__Goal of the exercise__:
Starting at the line that contains "Reproduce this chart with Plotly." and stopping at the line that contains "931, 867, 832, 791]", transcribe every line of the material below exactly; pictures stay out.
────────────────
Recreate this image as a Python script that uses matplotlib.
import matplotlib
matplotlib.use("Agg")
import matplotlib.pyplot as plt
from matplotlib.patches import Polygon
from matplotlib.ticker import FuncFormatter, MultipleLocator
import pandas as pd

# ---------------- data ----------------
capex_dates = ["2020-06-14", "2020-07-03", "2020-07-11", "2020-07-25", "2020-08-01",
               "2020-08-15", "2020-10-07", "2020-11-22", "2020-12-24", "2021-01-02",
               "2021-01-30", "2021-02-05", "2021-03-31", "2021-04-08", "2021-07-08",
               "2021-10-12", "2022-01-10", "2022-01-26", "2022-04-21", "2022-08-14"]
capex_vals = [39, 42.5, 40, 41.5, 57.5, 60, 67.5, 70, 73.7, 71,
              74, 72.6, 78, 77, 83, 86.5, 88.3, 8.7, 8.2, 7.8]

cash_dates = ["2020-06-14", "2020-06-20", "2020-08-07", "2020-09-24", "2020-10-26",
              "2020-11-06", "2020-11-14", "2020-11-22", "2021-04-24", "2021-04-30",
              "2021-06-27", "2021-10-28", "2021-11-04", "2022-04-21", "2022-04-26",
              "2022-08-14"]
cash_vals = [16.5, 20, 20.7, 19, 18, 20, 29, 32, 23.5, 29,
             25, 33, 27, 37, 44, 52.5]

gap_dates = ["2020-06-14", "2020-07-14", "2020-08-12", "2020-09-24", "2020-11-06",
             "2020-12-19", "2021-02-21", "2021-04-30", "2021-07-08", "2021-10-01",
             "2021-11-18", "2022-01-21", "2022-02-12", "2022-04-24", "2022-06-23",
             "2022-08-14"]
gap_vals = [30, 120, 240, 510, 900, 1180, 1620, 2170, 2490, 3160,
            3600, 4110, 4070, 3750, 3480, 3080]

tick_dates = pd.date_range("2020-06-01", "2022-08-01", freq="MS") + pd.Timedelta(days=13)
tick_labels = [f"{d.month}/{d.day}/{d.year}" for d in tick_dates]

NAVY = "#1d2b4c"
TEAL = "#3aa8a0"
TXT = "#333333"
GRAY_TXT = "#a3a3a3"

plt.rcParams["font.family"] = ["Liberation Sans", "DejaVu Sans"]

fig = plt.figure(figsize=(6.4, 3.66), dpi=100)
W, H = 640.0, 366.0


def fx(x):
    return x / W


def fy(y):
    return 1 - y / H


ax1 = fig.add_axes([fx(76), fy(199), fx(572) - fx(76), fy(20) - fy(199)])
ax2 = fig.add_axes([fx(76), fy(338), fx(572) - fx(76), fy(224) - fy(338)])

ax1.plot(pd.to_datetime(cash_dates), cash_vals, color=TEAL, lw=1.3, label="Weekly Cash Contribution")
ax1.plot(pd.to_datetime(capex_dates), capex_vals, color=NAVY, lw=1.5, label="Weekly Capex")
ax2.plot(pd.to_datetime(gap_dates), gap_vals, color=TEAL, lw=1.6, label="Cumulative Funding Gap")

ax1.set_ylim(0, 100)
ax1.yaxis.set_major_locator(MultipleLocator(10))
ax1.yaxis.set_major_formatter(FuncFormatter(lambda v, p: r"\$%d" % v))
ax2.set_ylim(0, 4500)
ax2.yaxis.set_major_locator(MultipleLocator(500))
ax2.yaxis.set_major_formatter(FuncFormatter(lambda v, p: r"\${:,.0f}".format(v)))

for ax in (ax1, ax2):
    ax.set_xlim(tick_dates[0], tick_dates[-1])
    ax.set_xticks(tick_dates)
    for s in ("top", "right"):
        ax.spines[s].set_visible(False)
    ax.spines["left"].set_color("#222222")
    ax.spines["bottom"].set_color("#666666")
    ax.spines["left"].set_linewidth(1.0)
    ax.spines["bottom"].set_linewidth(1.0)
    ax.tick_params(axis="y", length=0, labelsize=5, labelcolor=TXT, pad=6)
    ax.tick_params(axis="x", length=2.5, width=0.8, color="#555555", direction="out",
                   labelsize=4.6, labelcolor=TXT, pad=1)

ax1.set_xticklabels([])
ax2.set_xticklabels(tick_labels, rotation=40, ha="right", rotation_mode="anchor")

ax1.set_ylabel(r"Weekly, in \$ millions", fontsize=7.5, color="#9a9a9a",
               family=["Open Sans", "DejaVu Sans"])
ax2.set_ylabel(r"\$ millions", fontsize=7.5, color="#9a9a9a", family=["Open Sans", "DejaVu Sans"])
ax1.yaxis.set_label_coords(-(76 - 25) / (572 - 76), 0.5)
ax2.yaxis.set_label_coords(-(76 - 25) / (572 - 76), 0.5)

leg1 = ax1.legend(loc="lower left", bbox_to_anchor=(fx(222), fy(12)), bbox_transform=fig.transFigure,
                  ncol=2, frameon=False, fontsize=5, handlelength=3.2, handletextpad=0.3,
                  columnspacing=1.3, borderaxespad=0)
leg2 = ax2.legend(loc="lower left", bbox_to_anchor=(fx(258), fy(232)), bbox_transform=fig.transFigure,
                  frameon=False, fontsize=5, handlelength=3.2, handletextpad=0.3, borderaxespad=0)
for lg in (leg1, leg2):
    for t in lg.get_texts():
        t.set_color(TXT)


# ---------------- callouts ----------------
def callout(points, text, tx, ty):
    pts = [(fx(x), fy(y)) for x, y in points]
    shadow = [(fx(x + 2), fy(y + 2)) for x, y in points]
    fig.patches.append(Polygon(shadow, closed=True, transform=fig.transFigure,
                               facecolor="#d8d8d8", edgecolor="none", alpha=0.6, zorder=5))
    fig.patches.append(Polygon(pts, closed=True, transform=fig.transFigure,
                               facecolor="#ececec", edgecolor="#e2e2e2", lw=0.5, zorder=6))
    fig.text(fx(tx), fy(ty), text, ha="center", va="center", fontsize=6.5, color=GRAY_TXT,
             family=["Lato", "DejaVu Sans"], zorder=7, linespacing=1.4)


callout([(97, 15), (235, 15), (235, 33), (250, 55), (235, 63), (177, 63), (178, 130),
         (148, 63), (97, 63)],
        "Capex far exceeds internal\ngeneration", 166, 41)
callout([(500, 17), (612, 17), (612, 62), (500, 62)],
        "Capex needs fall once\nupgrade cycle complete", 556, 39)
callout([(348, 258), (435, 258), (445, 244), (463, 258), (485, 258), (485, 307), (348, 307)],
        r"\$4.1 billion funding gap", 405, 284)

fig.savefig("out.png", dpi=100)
────────────────
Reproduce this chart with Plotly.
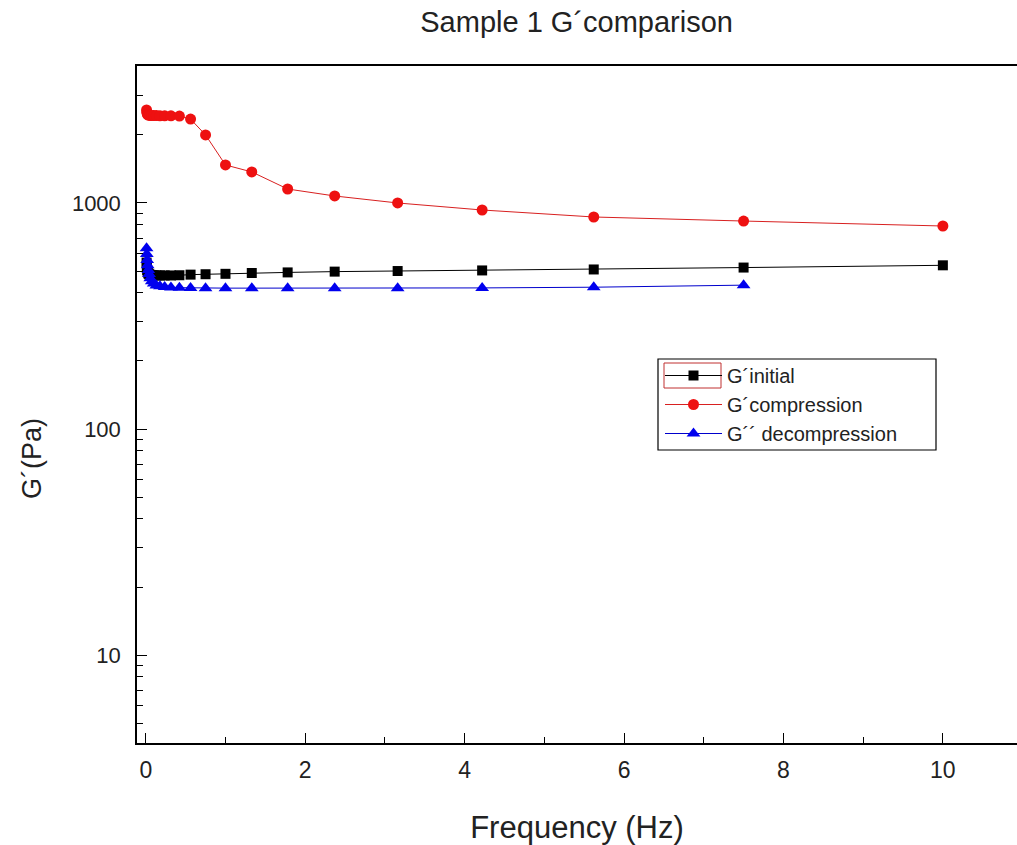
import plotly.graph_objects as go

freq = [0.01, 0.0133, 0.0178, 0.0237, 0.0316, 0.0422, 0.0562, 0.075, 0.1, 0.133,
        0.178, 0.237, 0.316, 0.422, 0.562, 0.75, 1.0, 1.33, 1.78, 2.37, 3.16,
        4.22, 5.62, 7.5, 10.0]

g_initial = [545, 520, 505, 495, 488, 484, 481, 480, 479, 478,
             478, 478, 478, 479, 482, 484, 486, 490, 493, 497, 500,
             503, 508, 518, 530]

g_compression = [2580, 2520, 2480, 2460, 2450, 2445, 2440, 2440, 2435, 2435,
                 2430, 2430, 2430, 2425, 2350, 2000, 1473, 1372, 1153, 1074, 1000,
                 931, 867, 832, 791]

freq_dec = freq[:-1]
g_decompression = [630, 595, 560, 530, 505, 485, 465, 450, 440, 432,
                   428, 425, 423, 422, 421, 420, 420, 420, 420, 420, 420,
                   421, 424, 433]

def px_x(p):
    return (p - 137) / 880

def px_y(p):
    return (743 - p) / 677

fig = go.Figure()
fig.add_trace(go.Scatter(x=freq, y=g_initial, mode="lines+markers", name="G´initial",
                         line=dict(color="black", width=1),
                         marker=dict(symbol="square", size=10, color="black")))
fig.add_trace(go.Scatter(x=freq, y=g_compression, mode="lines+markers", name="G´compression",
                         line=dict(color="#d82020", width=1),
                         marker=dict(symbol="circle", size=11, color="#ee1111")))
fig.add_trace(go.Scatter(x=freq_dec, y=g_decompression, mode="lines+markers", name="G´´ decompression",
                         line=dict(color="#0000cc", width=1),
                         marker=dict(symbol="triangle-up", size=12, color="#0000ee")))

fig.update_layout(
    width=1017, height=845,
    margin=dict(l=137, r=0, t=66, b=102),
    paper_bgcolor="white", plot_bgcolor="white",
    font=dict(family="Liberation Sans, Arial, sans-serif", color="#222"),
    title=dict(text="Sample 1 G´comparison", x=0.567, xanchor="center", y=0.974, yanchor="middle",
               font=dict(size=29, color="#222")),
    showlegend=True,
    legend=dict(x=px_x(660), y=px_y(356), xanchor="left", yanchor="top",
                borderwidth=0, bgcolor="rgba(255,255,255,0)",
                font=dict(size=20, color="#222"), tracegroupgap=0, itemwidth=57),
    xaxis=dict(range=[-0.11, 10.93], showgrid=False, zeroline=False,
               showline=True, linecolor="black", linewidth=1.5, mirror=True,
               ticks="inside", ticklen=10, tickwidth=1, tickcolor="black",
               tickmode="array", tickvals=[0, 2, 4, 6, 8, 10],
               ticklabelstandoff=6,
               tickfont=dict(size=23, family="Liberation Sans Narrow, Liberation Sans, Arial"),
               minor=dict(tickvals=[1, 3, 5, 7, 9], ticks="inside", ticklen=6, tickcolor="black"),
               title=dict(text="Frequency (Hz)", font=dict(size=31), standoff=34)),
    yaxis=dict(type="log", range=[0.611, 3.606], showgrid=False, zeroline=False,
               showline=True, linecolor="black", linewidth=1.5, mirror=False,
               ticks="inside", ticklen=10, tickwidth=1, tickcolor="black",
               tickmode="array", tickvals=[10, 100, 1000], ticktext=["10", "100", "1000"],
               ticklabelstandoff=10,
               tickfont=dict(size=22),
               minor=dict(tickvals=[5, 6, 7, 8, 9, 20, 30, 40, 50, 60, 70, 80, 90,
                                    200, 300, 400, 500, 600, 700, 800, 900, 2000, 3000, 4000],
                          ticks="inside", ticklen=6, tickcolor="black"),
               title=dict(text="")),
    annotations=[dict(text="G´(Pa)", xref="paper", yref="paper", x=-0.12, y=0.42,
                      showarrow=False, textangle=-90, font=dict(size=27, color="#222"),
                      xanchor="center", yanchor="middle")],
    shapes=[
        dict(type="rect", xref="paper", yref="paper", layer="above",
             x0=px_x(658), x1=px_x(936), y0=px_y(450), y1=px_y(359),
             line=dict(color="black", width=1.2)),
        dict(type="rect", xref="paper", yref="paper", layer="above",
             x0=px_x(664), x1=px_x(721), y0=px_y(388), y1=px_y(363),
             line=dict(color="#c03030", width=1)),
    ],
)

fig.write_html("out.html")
────────────────
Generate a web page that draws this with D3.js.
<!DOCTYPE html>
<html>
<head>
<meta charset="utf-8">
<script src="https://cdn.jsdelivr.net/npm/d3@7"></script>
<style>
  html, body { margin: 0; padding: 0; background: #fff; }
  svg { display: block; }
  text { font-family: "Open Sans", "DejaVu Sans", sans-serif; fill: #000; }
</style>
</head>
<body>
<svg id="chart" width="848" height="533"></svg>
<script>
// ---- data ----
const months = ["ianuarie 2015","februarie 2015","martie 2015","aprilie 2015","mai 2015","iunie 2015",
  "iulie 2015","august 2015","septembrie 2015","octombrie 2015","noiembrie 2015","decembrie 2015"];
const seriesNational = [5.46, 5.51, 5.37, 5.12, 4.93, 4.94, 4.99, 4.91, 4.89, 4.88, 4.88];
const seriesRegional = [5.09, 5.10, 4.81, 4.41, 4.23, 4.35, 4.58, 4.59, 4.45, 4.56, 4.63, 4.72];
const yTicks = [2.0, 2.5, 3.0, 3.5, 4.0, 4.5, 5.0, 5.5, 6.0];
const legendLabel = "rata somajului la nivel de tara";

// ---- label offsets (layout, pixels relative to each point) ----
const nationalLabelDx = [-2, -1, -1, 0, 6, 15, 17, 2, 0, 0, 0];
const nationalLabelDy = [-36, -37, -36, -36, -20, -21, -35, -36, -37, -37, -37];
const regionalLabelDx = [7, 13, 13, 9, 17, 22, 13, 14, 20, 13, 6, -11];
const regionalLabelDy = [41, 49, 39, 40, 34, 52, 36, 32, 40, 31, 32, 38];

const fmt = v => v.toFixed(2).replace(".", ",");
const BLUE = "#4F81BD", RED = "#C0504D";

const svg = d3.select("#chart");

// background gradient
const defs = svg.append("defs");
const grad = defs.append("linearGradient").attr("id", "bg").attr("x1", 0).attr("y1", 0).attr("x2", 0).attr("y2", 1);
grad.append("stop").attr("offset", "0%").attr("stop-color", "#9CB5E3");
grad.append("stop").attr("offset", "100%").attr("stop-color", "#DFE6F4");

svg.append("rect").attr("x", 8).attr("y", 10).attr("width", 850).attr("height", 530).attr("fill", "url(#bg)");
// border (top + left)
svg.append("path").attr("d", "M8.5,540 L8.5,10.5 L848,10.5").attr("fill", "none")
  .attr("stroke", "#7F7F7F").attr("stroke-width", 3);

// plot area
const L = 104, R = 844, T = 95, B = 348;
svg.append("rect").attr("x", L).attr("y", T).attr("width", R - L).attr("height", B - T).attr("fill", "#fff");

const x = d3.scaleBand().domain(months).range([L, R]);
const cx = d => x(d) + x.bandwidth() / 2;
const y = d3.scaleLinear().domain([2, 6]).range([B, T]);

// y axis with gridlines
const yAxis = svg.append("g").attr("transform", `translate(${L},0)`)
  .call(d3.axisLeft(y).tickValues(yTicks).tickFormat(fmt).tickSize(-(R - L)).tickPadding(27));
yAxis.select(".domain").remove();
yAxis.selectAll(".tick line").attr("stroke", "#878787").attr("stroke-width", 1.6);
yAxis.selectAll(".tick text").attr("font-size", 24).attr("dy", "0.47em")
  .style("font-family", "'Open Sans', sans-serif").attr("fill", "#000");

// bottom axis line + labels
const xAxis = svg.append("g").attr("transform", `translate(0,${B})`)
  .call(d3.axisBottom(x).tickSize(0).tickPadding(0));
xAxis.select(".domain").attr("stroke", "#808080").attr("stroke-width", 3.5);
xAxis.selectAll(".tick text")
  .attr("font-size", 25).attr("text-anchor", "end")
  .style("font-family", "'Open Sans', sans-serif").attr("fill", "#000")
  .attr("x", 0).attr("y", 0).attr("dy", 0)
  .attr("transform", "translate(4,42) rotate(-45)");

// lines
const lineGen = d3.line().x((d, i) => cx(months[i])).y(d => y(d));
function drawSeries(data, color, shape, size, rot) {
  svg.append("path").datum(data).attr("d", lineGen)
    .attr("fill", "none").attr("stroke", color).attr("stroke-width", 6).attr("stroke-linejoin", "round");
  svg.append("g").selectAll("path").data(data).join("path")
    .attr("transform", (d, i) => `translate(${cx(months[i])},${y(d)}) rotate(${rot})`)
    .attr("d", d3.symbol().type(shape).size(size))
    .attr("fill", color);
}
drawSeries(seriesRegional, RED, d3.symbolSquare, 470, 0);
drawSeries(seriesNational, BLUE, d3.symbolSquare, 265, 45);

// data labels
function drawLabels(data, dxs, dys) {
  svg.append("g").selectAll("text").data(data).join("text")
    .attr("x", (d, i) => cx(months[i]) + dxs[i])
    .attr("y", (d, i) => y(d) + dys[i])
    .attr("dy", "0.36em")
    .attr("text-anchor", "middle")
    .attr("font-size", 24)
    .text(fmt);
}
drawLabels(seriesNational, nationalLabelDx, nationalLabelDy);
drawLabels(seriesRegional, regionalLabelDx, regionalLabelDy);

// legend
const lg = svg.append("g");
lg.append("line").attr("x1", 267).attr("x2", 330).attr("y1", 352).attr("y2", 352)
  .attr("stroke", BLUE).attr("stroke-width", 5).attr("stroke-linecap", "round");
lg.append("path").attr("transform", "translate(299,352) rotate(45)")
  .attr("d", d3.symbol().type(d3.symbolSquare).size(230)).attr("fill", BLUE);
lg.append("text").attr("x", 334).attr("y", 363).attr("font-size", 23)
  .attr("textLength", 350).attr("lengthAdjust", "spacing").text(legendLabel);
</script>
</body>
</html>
────────────────
__Finished exercise__:
Reproduce this chart with Plotly.
import plotly.graph_objects as go

freq = [0.01, 0.0133, 0.0178, 0.0237, 0.0316, 0.0422, 0.0562, 0.075, 0.1, 0.133,
        0.178, 0.237, 0.316, 0.422, 0.562, 0.75, 1.0, 1.33, 1.78, 2.37, 3.16,
        4.22, 5.62, 7.5, 10.0]

g_initial = [545, 520, 505, 495, 488, 484, 481, 480, 479, 478,
             478, 478, 478, 479, 482, 484, 486, 490, 493, 497, 500,
             503, 508, 518, 530]

g_compression = [2580, 2520, 2480, 2460, 2450, 2445, 2440, 2440, 2435, 2435,
                 2430, 2430, 2430, 2425, 2350, 2000, 1473, 1372, 1153, 1074, 1000,
                 931, 867, 832, 791]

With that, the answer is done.